【ルポ 米中間選挙】「ラストベルト」労働者票の行方(後編) 産業衰退の町に「EVの波」…トランプ支持に変化は?

アメリカ中間選挙まで、あと1か月。勝敗を左右するのが、長く製造業が衰退する中西部の「ラストベルト(さびついた工業地帯)」と呼ばれる地域だ。産業復活のために、電気自動車(EV)や半導体産業への巨額の投資を打ち出すバイデン政権。トランプ前大統領を支持していた労働者は、こうした変化をどう見ているのか。
(NNNワシントン支局・渡邊翔)
※(前編)から続く
■ラストベルトの町に「EV関連工場」も…トランプ支持者が抱く“不満”
バイデン政権がラストベルトの製造業復活のために進める、EVや半導体産業への巨額の投資。中西部オハイオ州の州都コロンバス近郊には、半導体大手「インテル」が新たな巨大工場の建設を決めた。こうした「先端産業の波」は、鉄鋼業衰退後、復活に苦しむラストベルトの町にも届き始めている。

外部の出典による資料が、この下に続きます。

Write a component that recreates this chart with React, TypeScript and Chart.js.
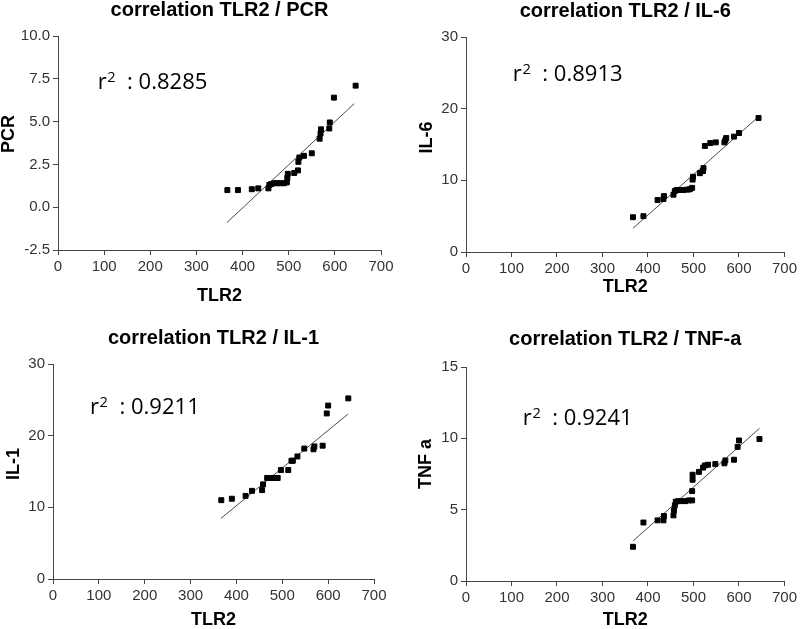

トランプ氏が9月に集会を開いた州東部の町、ヤングスタウン。郊外のガソリンスタンドに行くと、EVの充電ステーションを見つけた。4つの充電スタンドは満車だ。長距離移動中にスタンドに立ち寄ったという女性は「こんなところに充電スタンドがあるなんて」と驚く。
さらに町の近郊には、アメリカの自動車大手「ゼネラルモーターズ(GM)」と、韓国のバッテリー大手「LGエナジーソリューション」の合弁によるEVのバッテリー工場がある。工場建設はトランプ政権末期の2020年に発表されたが、バイデン政権になって工場が完成、この夏には本格的にバッテリー生産を開始した。会社によると、ハイテク人材1300人を雇用するという。
また、長らく「町の製造業の象徴」だった旧GMの工場も、台湾の電子製品大手「フォックスコン」がEV生産のために買収した。(取材した9月中旬にはまだ、EVの生産は始まっていなかったが、その後、9月末に生産を開始したことが発表された。)
バイデン政権が力を入れるEV産業によって、町にもたらされる雇用。こうした変化を、地元のトランプ支持者はどう見ているのだろうか?
トランプ氏の集会で聞くと、彼らが重視していたのは全く別の話題だった。
「トランプの時に経済が良くなったのに、今はガソリン価格がすごく高い。請求書を支払うのも大変」
「ガソリンの価格が上がったし、バイデンになって、あらゆる物の価格が本来よりも高くなった」
新たな産業の話よりも、長引くインフレによる日々の暮らしの苦しさへの不満が口から飛び出す。地元のEV関連工場についても、「長期的にみて、電気自動車が普及するとは思えない」という懐疑論や、「工場建設の話はバイデンが大統領になる前から進んでいた」と、ばっさり切り捨てる支持者もいた。